» **WRITTEN TASK**
Repeat, exactly and completely, the material that follows. Omit the pictures.

» **MATERIALS PROVIDED**
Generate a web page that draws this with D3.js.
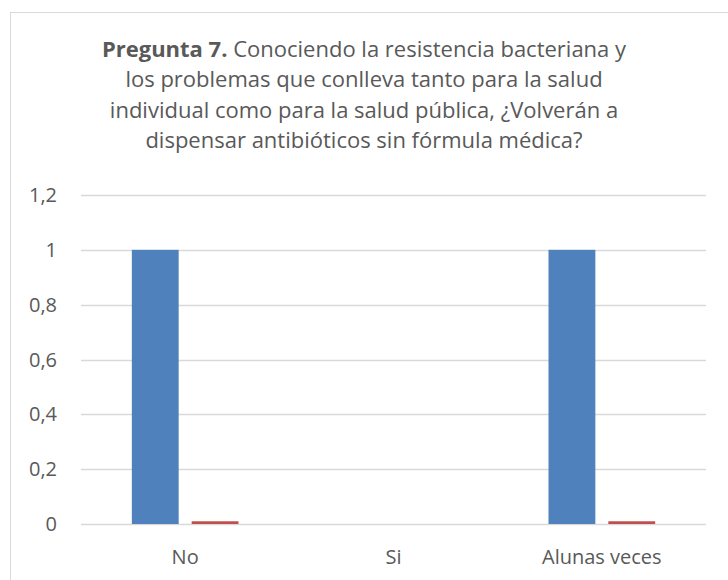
<!DOCTYPE html>
<html>
<head>
<meta charset="utf-8">
<script src="https://cdn.jsdelivr.net/npm/d3@7"></script>
<style>
  body { margin: 0; background: #fff; }
  text { font-family: "Open Sans", "Noto Sans", sans-serif; fill: #595959; }
</style>
</head>
<body>
<svg id="chart" width="728" height="580"></svg>
<script>
// data
var categories = ["No", "Si", "Alunas veces"];
var serie1 = [1, 0, 1];
var serie2 = [0.01, 0, 0.01];
var yTicks = [0, 0.2, 0.4, 0.6, 0.8, 1, 1.2];
var titleLines = [
  ["Pregunta 7.", " Conociendo la resistencia bacteriana y"],
  ["", "los problemas que conlleva tanto para la salud"],
  ["", "individual como para la salud pública, ¿Volverán a"],
  ["", "dispensar antibióticos sin fórmula médica?"]
];

var svg = d3.select("#chart");

// chart border
svg.append("rect")
  .attr("x", 10.5).attr("y", 12.5)
  .attr("width", 760).attr("height", 600)
  .attr("fill", "#fff").attr("stroke", "#d9d9d9");

var margin = { left: 81, right: 22, top: 195 };
var width = 728 - margin.left - margin.right;
var plotBottom = 524;

var x = d3.scaleBand().domain(categories).range([margin.left, margin.left + width]);
var y = d3.scaleLinear().domain([0, 1.2]).range([plotBottom, margin.top]);

// gridlines
svg.append("g")
  .selectAll("line")
  .data(yTicks)
  .enter()
  .append("line")
  .attr("x1", margin.left)
  .attr("x2", margin.left + width)
  .attr("y1", function (d) { return Math.round(y(d)) + 0.5; })
  .attr("y2", function (d) { return Math.round(y(d)) + 0.5; })
  .attr("stroke", "#d9d9d9")
  .attr("stroke-width", 1.5);

// y labels
var fmt = function (d) { return String(+d.toFixed(1)).replace(".", ","); };
svg.append("g")
  .selectAll("text")
  .data(yTicks)
  .enter()
  .append("text")
  .attr("x", 57)
  .attr("y", function (d) { return y(d); })
  .attr("dy", "0.35em")
  .attr("text-anchor", "end")
  .style("font-size", "20px")
  .text(fmt);

// bars
var x1 = d3.scaleBand().domain([0, 1]).range([0, x.bandwidth()]).paddingInner(0.217).paddingOuter(0.85);

svg.append("g")
  .selectAll("rect")
  .data(serie1)
  .enter()
  .append("rect")
  .attr("x", function (d, i) { return x(categories[i]) + x1(0); })
  .attr("y", function (d) { return y(d); })
  .attr("width", x1.bandwidth())
  .attr("height", function (d) { return y(0) - y(d); })
  .attr("fill", "#4f81bd");

svg.append("g")
  .selectAll("rect")
  .data(serie2)
  .enter()
  .append("rect")
  .attr("x", function (d, i) { return x(categories[i]) + x1(1); })
  .attr("y", function (d) { return y(d); })
  .attr("width", x1.bandwidth())
  .attr("height", function (d) { return y(0) - y(d); })
  .attr("fill", "#c0504d");

// x labels
svg.append("g")
  .selectAll("text")
  .data(categories)
  .enter()
  .append("text")
  .attr("x", function (d) { return x(d) + x.bandwidth() / 2; })
  .attr("y", 564)
  .attr("text-anchor", "middle")
  .style("font-size", "20px")
  .text(function (d) { return d; });

// title
var title = svg.append("g");
titleLines.forEach(function (line, i) {
  var t = title.append("text")
    .attr("x", 364)
    .attr("y", 57 + i * 30.4)
    .attr("text-anchor", "middle")
    .style("font-size", "22px");
  if (line[0]) t.append("tspan").style("font-weight", "bold").text(line[0]);
  t.append("tspan").text(line[1]);
});
</script>
</body>
</html>
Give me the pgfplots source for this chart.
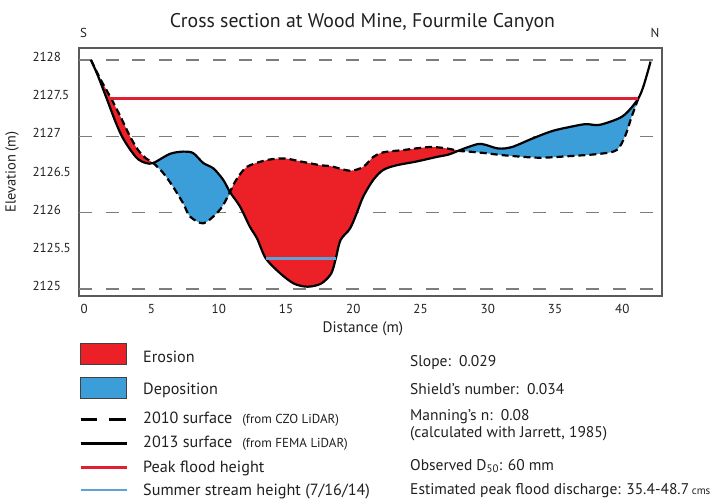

» **RESULT OF THE EXERCISE**
Generate a web page that draws this with D3.js.
<!DOCTYPE html>
<html>
<head>
<meta charset="utf-8">
<script src="https://cdn.jsdelivr.net/npm/d3@7"></script>
<style>
  body { margin: 0; background: #fff; }
  text { font-family: "Open Sans", "Noto Sans", sans-serif; fill: #595959; }
</style>
</head>
<body>
<svg id="chart" width="728" height="580"></svg>
<script>
// data
var categories = ["No", "Si", "Alunas veces"];
var serie1 = [1, 0, 1];
var serie2 = [0.01, 0, 0.01];
var yTicks = [0, 0.2, 0.4, 0.6, 0.8, 1, 1.2];
var titleLines = [
  ["Pregunta 7.", " Conociendo la resistencia bacteriana y"],
  ["", "los problemas que conlleva tanto para la salud"],
  ["", "individual como para la salud pública, ¿Volverán a"],
  ["", "dispensar antibióticos sin fórmula médica?"]
];

var svg = d3.select("#chart");

// chart border
svg.append("rect")
  .attr("x", 10.5).attr("y", 12.5)
  .attr("width", 760).attr("height", 600)
  .attr("fill", "#fff").attr("stroke", "#d9d9d9");

var margin = { left: 81, right: 22, top: 195 };
var width = 728 - margin.left - margin.right;
var plotBottom = 524;

var x = d3.scaleBand().domain(categories).range([margin.left, margin.left + width]);
var y = d3.scaleLinear().domain([0, 1.2]).range([plotBottom, margin.top]);

// gridlines
svg.append("g")
  .selectAll("line")
  .data(yTicks)
  .enter()
  .append("line")
  .attr("x1", margin.left)
  .attr("x2", margin.left + width)
  .attr("y1", function (d) { return Math.round(y(d)) + 0.5; })
  .attr("y2", function (d) { return Math.round(y(d)) + 0.5; })
  .attr("stroke", "#d9d9d9")
  .attr("stroke-width", 1.5);

// y labels
var fmt = function (d) { return String(+d.toFixed(1)).replace(".", ","); };
svg.append("g")
  .selectAll("text")
  .data(yTicks)
  .enter()
  .append("text")
  .attr("x", 57)
  .attr("y", function (d) { return y(d); })
  .attr("dy", "0.35em")
  .attr("text-anchor", "end")
  .style("font-size", "20px")
  .text(fmt);

// bars
var x1 = d3.scaleBand().domain([0, 1]).range([0, x.bandwidth()]).paddingInner(0.217).paddingOuter(0.85);

svg.append("g")
  .selectAll("rect")
  .data(serie1)
  .enter()
  .append("rect")
  .attr("x", function (d, i) { return x(categories[i]) + x1(0); })
  .attr("y", function (d) { return y(d); })
  .attr("width", x1.bandwidth())
  .attr("height", function (d) { return y(0) - y(d); })
  .attr("fill", "#4f81bd");

svg.append("g")
  .selectAll("rect")
  .data(serie2)
  .enter()
  .append("rect")
  .attr("x", function (d, i) { return x(categories[i]) + x1(1); })
  .attr("y", function (d) { return y(d); })
  .attr("width", x1.bandwidth())
  .attr("height", function (d) { return y(0) - y(d); })
  .attr("fill", "#c0504d");

// x labels
svg.append("g")
  .selectAll("text")
  .data(categories)
  .enter()
  .append("text")
  .attr("x", function (d) { return x(d) + x.bandwidth() / 2; })
  .attr("y", 564)
  .attr("text-anchor", "middle")
  .style("font-size", "20px")
  .text(function (d) { return d; });

// title
var title = svg.append("g");
titleLines.forEach(function (line, i) {
  var t = title.append("text")
    .attr("x", 364)
    .attr("y", 57 + i * 30.4)
    .attr("text-anchor", "middle")
    .style("font-size", "22px");
  if (line[0]) t.append("tspan").style("font-weight", "bold").text(line[0]);
  t.append("tspan").text(line[1]);
});
</script>
</body>
</html>
Give me the pgfplots source for this chart.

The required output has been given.